Model health is a planned validation layer, not a currently live feature. It describes a framework for evaluating the ongoing reliability of the evaluation engine — detecting when outputs may be degraded and automatically adjusting what the platform publishes.

A planned validation layer

Model Health is a planned concept — a validation layer being designed for a future implementation phase. It is not currently a live, calculated feature of the Syntalium platform. No HEALTHY / WATCH / DEGRADED / DISABLED status is produced or displayed in the current system.

This page describes what Model Health is designed to do, what the health state taxonomy represents, and why this kind of validation matters in a market intelligence system. The intent is to give users and reviewers a clear picture of where the methodology is heading, without overstating what is currently built.

Do not interpret any current platform output as a Model Health status. If you see a condition label, freshness indicator, or state reason, those are features of the existing evaluation system — not Model Health. Model Health, when implemented, will be a separate, explicitly labelled layer.

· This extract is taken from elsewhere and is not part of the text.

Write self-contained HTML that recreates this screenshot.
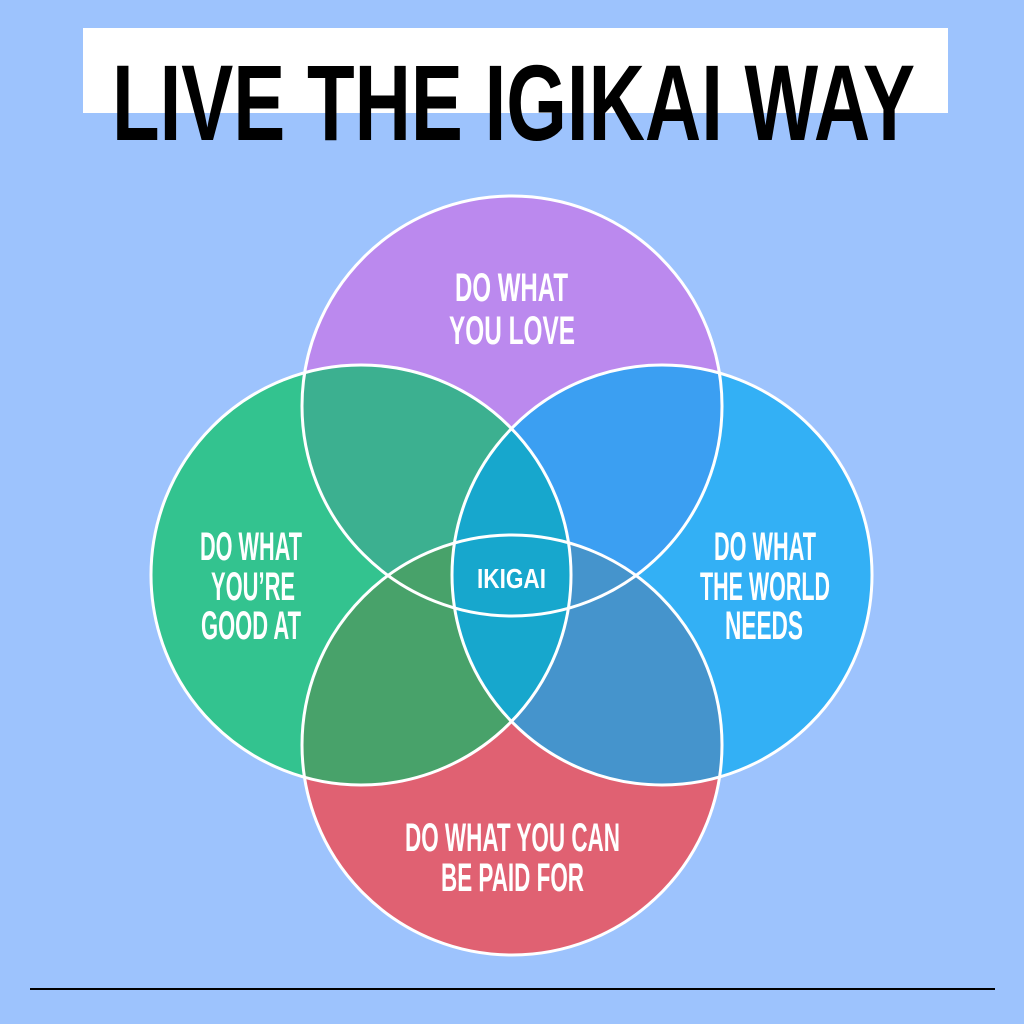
<!DOCTYPE html>
<html><head><meta charset="utf-8"><style>html,body{margin:0;padding:0;background:#9dc3fd;}svg{display:block}</style></head>
<body>
<svg width="1024" height="1024" viewBox="0 0 1024 1024" xmlns="http://www.w3.org/2000/svg">
<defs>
<clipPath id="cT"><circle cx="512" cy="406" r="210"/></clipPath>
<clipPath id="cL"><circle cx="361" cy="575" r="210"/></clipPath>
<clipPath id="cR"><circle cx="662" cy="575" r="210"/></clipPath>
<clipPath id="cB"><circle cx="512" cy="745" r="210"/></clipPath>
</defs>
<rect width="1024" height="1024" fill="#9dc3fd"/>
<rect x="83" y="28" width="865" height="85" fill="#fff"/>
<text x="112" y="140" font-family="Liberation Sans, sans-serif" font-weight="bold" font-size="108" textLength="803" lengthAdjust="spacingAndGlyphs" fill="#000">LIVE THE IGIKAI WAY</text>

<circle cx="512" cy="406" r="210" fill="#bb89ee"/>
<circle cx="361" cy="575" r="210" fill="#33c38f"/>
<circle cx="662" cy="575" r="210" fill="#33b0f5"/>
<circle cx="512" cy="745" r="210" fill="#e06172"/>
<g clip-path="url(#cT)"><circle cx="361" cy="575" r="210" fill="#3cb090"/><circle cx="662" cy="575" r="210" fill="#3b9ff2"/></g>
<g clip-path="url(#cB)"><circle cx="361" cy="575" r="210" fill="#48a26a"/><circle cx="662" cy="575" r="210" fill="#4594cc"/></g>
<g clip-path="url(#cL)"><circle cx="662" cy="575" r="210" fill="#17a7cd"/></g>
<g fill="none" stroke="#fff" stroke-width="3">
<circle cx="512" cy="406" r="210"/><circle cx="361" cy="575" r="210"/><circle cx="662" cy="575" r="210"/><circle cx="512" cy="745" r="210"/>
</g>
<g font-family="Liberation Sans, sans-serif" font-size="40" font-weight="bold" fill="#fff">
<text x="455" y="301" textLength="113" lengthAdjust="spacingAndGlyphs">DO WHAT</text>
<text x="449" y="344" textLength="126" lengthAdjust="spacingAndGlyphs">YOU LOVE</text>
<text x="200" y="560" textLength="102" lengthAdjust="spacingAndGlyphs">DO WHAT</text>
<text x="211" y="600" textLength="84" lengthAdjust="spacingAndGlyphs">YOU’RE</text>
<text x="201" y="639" textLength="100" lengthAdjust="spacingAndGlyphs">GOOD AT</text>
<text x="714" y="560" textLength="102" lengthAdjust="spacingAndGlyphs">DO WHAT</text>
<text x="700" y="600" textLength="130" lengthAdjust="spacingAndGlyphs">THE WORLD</text>
<text x="725" y="639" textLength="78" lengthAdjust="spacingAndGlyphs">NEEDS</text>
<text x="405" y="851" textLength="215" lengthAdjust="spacingAndGlyphs">DO WHAT YOU CAN</text>
<text x="441" y="891" textLength="143" lengthAdjust="spacingAndGlyphs">BE PAID FOR</text>
<text x="477" y="588" font-size="28" textLength="69" lengthAdjust="spacingAndGlyphs">IKIGAI</text>
</g>
<rect x="30" y="988" width="965" height="2" fill="#000"/>
</svg>
</body></html>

What it is designed to measure

The Model Health layer is designed to answer a specific question: is the evaluation engine currently operating within acceptable reliability bounds? It is intended to be a meta-layer above the market condition evaluation — monitoring the evaluator rather than the market.

Calibration drift
Markets change regime over time. A model calibrated to one period of volatility or structure may produce less reliable outputs in a materially different regime. Model Health would detect when this drift exceeds a threshold.
Input quality
The reliability of evaluation outputs depends on the quality and consistency of the underlying data. Model Health would monitor whether inputs are meeting expected standards across cycles.
Output consistency
If the evaluation engine is producing outputs that are inconsistent with historical patterns in ways that suggest model degradation, Model Health would flag this before it affects published signals.
Automatic adjustment
When health degrades below a threshold, the planned behaviour is for the platform to automatically withhold setup publication — preventing the platform from publishing signals under conditions where reliability cannot be confirmed.

Health state concepts

The planned Model Health taxonomy uses four states, each representing a level of reliability assessment for the evaluation engine:

HEALTHY
The evaluation engine is operating within expected reliability parameters. Input quality, calibration, and output consistency are all within acceptable bounds. Setups may be published normally.
WATCH
One or more monitored indicators have moved outside the normal range but have not yet crossed the threshold for degraded status. The engine is functioning but under closer observation. Setups continue to be published, with the WATCH status surfaced to users who check it.
DEGRADED
The evaluation engine has crossed a reliability threshold. Outputs may be less consistent or calibration drift has been detected. In this state, the planned behaviour is to automatically restrict or withhold setup publication until the issue is resolved.
DISABLED
The evaluation engine is not running or has been explicitly halted — for maintenance, data source failure, or other operational reason. No setup publication occurs in this state.
These states describe a design intent, not current system outputs. When Model Health is implemented, it will be clearly identified as a separate status indicator — distinct from market condition labels and freshness.

Why model health matters

Market intelligence systems face a structural challenge: a model that was valid in one market regime may produce lower-quality outputs in a different regime — and may do so without obvious external indicators. A user relying on setup signals has no direct visibility into whether the engine producing them is currently operating in a period similar to its calibration data.

Honest disclosure
A Model Health layer makes the platform more honest about its own reliability. Instead of silently publishing signals in a degraded state, the system explicitly flags when outputs may be less trustworthy.
Automatic protection
By building health monitoring into the publication logic, degradation becomes a trigger for automatic withholding rather than requiring a user or operator to notice and intervene manually.
Auditability
A health history layer would allow future review of when the engine was in each state, correlating health status with evaluation periods for retrospective analysis.

Current status

As of the current release, Model Health is not calculated, not displayed, and not reflected in any API response field. The platform's current reliability mechanisms are:

Freshness monitoring
FRESH / STALE / NO_DATA reflects whether the underlying data is within expected thresholds. Stale data triggers withholding behaviour.
Safe mode
If freshness or data quality conditions fall below safe thresholds, the system enters safe mode and withholds setup publication.
SNAP proof
Every published record carries a SHA-256 hash for tamper-evident archival. This is a record integrity mechanism, not a model reliability indicator.

Model Health, when it is implemented, will be documented here with its actual behaviour, thresholds, and API fields. Until then, this page reflects the planned design only.